→ **Required task**
Omitting the pictures, copy exactly each line from the one containing "Give me the" up to and including the one containing "var yMin = 0, yMax = 30, yStep = 5;".

→ **Material provided**
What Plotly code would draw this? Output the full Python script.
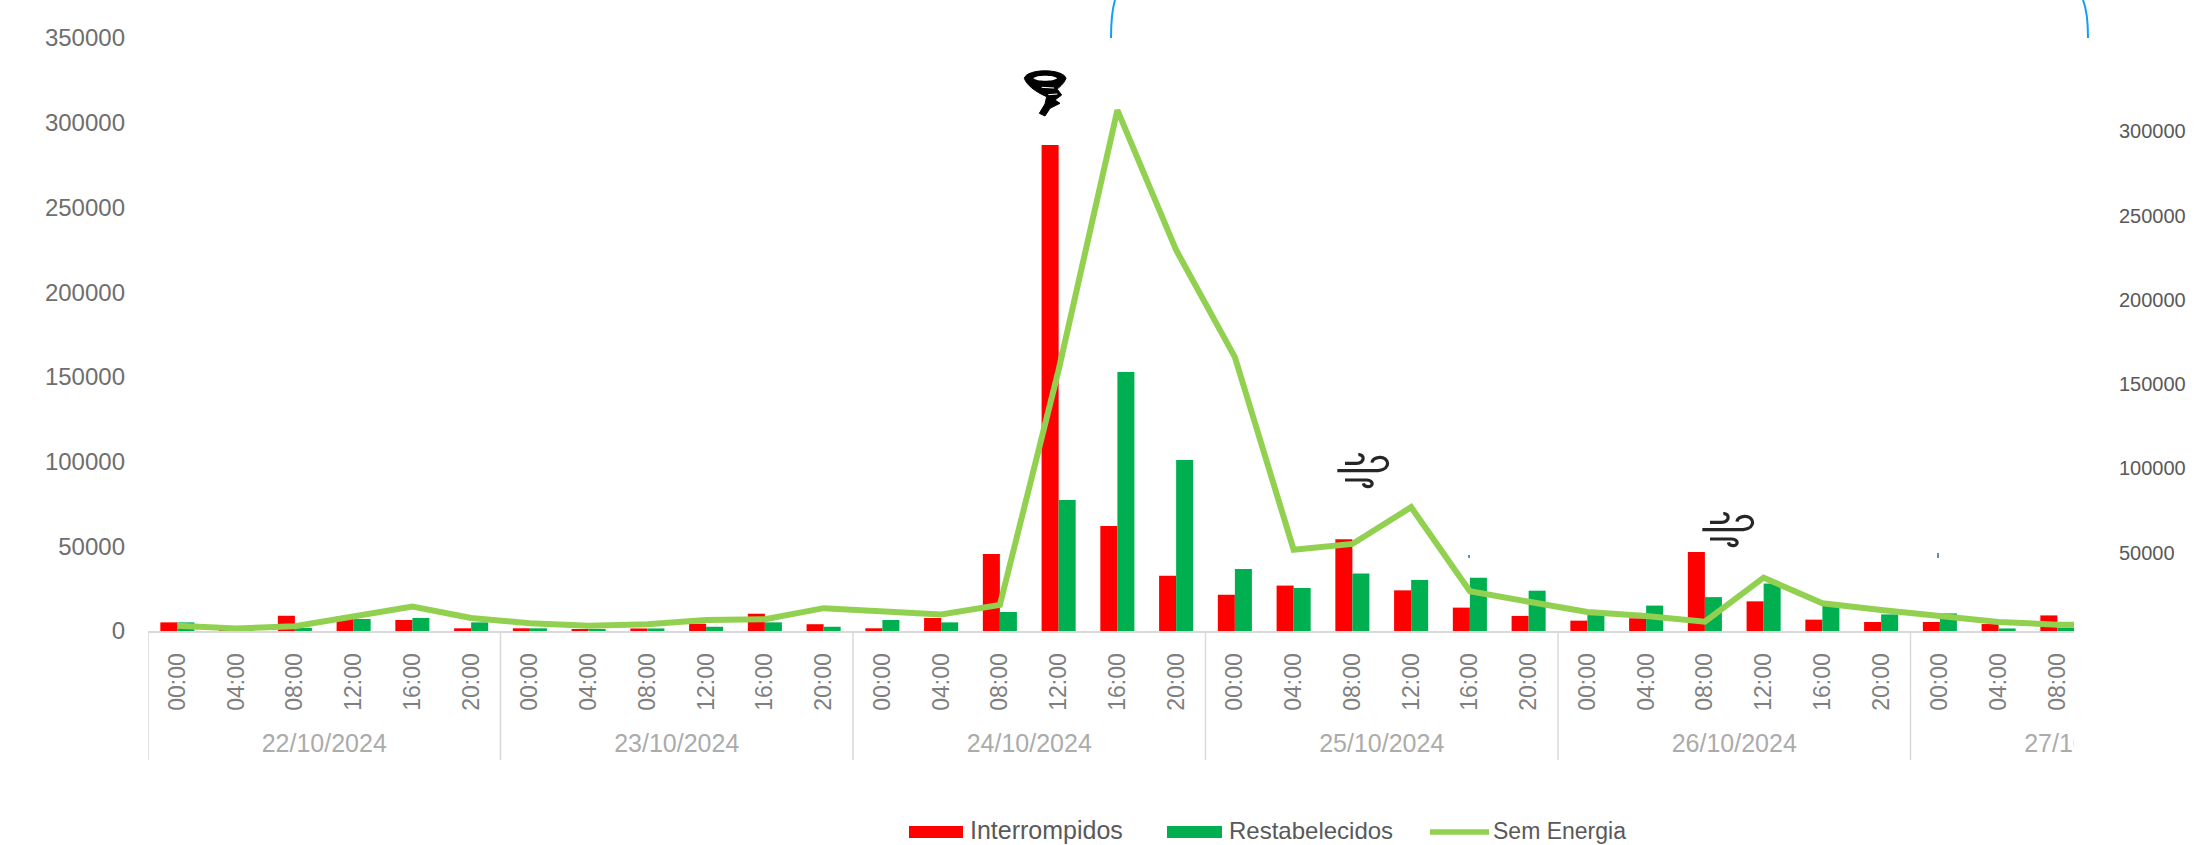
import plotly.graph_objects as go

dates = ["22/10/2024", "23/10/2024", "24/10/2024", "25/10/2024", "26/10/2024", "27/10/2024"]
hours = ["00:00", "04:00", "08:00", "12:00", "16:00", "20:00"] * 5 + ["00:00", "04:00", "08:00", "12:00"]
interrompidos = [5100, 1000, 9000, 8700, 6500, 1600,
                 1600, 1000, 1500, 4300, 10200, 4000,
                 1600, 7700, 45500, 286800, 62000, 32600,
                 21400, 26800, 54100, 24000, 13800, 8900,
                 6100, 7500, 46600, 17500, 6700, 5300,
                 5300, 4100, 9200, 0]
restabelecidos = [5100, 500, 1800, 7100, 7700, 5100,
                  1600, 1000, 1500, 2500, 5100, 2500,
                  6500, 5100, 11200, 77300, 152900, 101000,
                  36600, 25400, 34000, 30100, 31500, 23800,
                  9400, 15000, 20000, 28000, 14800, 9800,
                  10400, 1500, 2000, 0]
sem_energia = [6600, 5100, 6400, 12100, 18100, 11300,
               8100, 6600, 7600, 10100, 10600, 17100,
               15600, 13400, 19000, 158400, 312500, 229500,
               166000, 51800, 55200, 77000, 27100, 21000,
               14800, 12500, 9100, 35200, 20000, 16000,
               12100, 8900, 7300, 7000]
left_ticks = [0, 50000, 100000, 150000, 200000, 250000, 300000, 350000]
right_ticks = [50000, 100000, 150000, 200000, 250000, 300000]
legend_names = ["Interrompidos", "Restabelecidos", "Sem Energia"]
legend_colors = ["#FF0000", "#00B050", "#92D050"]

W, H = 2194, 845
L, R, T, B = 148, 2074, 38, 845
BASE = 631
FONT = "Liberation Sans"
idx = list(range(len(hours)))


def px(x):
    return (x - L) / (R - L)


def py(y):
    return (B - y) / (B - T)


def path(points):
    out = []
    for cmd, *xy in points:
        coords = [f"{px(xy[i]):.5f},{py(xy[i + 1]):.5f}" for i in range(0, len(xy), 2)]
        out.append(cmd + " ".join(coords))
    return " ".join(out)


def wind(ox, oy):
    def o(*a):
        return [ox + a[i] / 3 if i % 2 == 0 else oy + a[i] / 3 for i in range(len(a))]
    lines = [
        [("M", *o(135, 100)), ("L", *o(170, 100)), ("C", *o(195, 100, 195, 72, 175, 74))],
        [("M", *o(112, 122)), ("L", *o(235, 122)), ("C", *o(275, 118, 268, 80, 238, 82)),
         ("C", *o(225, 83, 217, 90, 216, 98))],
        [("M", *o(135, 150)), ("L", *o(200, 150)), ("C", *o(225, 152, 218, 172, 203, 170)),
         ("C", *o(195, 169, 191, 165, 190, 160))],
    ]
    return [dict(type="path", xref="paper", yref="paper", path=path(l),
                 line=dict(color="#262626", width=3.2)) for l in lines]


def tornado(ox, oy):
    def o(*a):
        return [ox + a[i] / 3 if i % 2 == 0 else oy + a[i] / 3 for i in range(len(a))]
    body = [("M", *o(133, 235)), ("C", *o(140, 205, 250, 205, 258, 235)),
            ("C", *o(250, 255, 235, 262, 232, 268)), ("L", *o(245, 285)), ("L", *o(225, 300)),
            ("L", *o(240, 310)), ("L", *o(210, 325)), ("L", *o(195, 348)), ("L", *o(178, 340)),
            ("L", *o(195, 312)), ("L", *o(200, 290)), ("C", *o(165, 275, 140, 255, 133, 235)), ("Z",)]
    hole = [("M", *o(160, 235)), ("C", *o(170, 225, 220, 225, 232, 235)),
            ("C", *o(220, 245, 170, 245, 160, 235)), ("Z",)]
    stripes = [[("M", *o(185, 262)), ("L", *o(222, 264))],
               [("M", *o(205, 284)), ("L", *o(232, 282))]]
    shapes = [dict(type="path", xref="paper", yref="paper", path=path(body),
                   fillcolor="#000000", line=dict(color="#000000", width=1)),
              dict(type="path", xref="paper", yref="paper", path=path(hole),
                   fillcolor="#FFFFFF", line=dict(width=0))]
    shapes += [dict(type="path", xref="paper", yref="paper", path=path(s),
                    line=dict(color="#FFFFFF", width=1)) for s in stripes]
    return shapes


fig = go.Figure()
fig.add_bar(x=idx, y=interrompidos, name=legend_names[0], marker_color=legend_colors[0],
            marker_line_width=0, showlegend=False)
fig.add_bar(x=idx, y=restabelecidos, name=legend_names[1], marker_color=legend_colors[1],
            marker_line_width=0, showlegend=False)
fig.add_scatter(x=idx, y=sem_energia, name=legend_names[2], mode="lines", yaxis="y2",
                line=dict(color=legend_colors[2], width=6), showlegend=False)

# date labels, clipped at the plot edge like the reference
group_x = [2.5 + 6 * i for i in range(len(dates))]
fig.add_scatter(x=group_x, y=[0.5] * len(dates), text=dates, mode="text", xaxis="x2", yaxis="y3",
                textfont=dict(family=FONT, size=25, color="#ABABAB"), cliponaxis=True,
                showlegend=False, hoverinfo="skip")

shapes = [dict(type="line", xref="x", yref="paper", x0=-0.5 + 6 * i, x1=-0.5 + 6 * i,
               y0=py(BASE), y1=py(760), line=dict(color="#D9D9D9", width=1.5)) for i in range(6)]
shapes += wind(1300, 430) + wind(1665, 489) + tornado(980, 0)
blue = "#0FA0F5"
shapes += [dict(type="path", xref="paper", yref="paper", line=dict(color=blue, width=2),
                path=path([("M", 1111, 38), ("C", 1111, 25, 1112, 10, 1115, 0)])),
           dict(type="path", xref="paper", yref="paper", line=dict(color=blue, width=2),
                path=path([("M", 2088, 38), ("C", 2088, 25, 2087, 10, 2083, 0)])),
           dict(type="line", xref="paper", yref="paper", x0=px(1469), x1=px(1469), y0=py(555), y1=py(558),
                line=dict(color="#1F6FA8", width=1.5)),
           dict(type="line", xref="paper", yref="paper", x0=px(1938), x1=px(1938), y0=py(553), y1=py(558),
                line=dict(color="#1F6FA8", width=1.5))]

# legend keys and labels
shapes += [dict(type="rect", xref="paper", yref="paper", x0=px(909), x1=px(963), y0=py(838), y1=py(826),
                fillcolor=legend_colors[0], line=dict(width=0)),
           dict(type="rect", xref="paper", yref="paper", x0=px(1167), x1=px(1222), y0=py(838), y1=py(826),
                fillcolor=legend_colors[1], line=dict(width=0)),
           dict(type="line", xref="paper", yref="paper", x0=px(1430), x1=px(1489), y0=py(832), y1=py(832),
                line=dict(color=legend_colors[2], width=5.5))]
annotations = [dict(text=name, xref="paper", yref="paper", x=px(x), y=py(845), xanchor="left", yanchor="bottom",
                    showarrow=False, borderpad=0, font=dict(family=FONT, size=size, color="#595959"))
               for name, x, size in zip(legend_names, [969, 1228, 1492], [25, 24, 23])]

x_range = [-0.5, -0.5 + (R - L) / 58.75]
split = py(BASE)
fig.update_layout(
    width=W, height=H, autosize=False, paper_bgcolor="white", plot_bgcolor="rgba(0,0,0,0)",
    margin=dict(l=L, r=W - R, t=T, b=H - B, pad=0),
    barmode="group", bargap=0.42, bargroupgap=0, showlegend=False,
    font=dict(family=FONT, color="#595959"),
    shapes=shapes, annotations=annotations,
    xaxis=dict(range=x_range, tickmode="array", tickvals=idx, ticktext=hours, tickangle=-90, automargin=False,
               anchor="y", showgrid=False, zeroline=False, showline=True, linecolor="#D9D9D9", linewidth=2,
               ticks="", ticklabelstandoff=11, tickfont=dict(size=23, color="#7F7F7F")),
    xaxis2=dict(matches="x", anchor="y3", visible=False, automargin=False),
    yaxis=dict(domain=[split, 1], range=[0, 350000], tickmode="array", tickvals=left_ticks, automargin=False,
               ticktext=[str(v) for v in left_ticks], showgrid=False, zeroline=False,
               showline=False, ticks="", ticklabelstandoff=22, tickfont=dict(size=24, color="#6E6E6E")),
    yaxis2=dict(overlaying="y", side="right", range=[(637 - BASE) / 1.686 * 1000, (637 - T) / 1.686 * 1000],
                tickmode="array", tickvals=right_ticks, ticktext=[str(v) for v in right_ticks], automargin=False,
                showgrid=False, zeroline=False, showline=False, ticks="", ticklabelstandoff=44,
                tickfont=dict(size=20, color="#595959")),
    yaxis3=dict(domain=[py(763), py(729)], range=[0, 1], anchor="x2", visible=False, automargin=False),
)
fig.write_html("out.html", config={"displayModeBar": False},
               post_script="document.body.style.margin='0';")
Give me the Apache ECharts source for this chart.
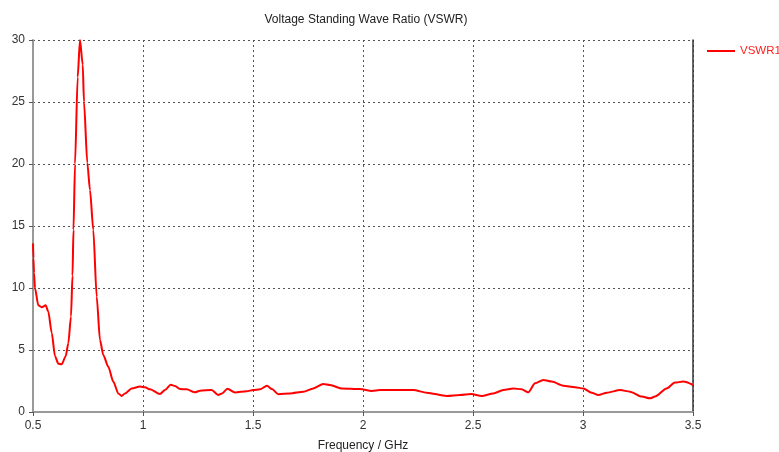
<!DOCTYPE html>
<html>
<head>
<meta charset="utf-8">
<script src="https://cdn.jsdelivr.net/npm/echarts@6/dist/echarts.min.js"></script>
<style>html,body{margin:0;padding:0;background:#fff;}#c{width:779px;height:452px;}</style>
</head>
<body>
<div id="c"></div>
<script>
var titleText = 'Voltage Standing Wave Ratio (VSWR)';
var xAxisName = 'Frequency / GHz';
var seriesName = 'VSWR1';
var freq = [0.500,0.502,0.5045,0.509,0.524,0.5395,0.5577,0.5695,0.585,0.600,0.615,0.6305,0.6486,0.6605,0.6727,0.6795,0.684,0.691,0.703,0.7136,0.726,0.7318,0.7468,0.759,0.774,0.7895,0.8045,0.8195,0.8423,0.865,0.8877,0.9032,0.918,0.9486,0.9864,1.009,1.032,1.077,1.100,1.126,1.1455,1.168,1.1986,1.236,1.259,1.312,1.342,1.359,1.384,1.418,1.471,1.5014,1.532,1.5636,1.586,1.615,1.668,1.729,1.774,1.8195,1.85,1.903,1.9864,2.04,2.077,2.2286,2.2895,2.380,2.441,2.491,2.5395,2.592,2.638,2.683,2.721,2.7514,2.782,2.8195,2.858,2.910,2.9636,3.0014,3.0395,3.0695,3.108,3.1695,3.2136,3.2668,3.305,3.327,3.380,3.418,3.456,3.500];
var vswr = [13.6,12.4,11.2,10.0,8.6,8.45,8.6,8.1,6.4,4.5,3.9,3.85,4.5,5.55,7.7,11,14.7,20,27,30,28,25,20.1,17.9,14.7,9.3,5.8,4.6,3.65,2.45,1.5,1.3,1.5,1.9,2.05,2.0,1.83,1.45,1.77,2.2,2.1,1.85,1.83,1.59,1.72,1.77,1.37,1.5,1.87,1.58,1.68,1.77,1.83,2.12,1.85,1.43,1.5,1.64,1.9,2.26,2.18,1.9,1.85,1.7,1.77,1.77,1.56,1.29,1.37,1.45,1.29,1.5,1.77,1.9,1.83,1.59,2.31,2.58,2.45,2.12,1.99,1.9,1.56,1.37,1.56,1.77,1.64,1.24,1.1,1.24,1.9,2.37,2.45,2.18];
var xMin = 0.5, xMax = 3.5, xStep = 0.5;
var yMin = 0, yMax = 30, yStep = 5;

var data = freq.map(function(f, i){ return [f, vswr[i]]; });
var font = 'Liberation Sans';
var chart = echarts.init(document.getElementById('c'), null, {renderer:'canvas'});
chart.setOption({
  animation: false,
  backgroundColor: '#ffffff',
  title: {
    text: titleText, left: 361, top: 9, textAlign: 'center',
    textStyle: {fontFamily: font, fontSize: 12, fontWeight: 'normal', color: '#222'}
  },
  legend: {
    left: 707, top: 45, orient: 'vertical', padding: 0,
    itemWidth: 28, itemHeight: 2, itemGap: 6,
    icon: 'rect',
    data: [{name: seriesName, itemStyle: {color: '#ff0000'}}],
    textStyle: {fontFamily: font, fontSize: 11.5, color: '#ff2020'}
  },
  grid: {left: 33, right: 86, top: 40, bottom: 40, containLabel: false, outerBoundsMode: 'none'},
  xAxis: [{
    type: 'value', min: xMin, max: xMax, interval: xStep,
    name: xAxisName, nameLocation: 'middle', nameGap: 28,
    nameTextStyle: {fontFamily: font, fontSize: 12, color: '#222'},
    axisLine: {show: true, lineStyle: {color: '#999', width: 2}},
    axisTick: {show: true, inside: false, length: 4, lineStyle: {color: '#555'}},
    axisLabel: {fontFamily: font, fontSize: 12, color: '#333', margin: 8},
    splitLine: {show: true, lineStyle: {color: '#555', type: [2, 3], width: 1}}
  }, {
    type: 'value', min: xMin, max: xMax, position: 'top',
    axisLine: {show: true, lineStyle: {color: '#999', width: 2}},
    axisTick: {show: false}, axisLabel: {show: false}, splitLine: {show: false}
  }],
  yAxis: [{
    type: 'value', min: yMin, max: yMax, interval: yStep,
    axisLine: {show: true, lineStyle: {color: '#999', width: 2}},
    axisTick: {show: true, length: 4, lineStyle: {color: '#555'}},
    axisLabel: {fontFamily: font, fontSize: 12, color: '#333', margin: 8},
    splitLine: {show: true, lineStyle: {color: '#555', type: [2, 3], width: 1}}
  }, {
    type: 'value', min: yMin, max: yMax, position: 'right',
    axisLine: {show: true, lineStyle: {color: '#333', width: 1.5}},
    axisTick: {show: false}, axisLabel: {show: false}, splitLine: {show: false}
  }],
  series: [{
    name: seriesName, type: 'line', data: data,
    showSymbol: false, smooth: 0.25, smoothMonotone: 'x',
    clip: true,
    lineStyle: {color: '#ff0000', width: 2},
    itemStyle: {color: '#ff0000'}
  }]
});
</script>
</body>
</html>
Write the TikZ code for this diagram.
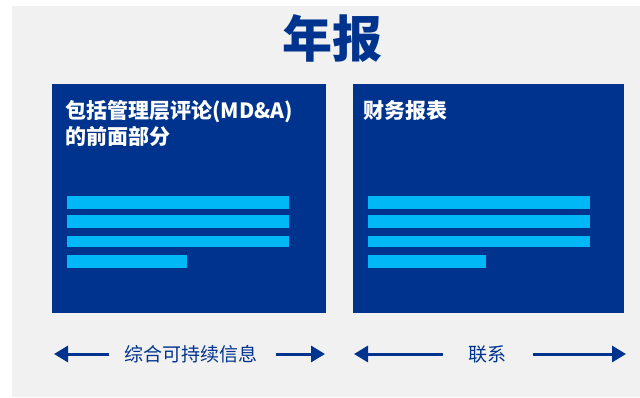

→ **Exercise solution**
Give me the Apache ECharts source for this chart.
<!DOCTYPE html>
<html>
<head>
<meta charset="utf-8">
<script src="https://cdn.jsdelivr.net/npm/echarts@6/dist/echarts.min.js"></script>
<style>html,body{margin:0;padding:0;background:#fff;}#c{width:779px;height:452px;}</style>
</head>
<body>
<div id="c"></div>
<script>
var titleText = 'Voltage Standing Wave Ratio (VSWR)';
var xAxisName = 'Frequency / GHz';
var seriesName = 'VSWR1';
var freq = [0.500,0.502,0.5045,0.509,0.524,0.5395,0.5577,0.5695,0.585,0.600,0.615,0.6305,0.6486,0.6605,0.6727,0.6795,0.684,0.691,0.703,0.7136,0.726,0.7318,0.7468,0.759,0.774,0.7895,0.8045,0.8195,0.8423,0.865,0.8877,0.9032,0.918,0.9486,0.9864,1.009,1.032,1.077,1.100,1.126,1.1455,1.168,1.1986,1.236,1.259,1.312,1.342,1.359,1.384,1.418,1.471,1.5014,1.532,1.5636,1.586,1.615,1.668,1.729,1.774,1.8195,1.85,1.903,1.9864,2.04,2.077,2.2286,2.2895,2.380,2.441,2.491,2.5395,2.592,2.638,2.683,2.721,2.7514,2.782,2.8195,2.858,2.910,2.9636,3.0014,3.0395,3.0695,3.108,3.1695,3.2136,3.2668,3.305,3.327,3.380,3.418,3.456,3.500];
var vswr = [13.6,12.4,11.2,10.0,8.6,8.45,8.6,8.1,6.4,4.5,3.9,3.85,4.5,5.55,7.7,11,14.7,20,27,30,28,25,20.1,17.9,14.7,9.3,5.8,4.6,3.65,2.45,1.5,1.3,1.5,1.9,2.05,2.0,1.83,1.45,1.77,2.2,2.1,1.85,1.83,1.59,1.72,1.77,1.37,1.5,1.87,1.58,1.68,1.77,1.83,2.12,1.85,1.43,1.5,1.64,1.9,2.26,2.18,1.9,1.85,1.7,1.77,1.77,1.56,1.29,1.37,1.45,1.29,1.5,1.77,1.9,1.83,1.59,2.31,2.58,2.45,2.12,1.99,1.9,1.56,1.37,1.56,1.77,1.64,1.24,1.1,1.24,1.9,2.37,2.45,2.18];
var xMin = 0.5, xMax = 3.5, xStep = 0.5;
var yMin = 0, yMax = 30, yStep = 5;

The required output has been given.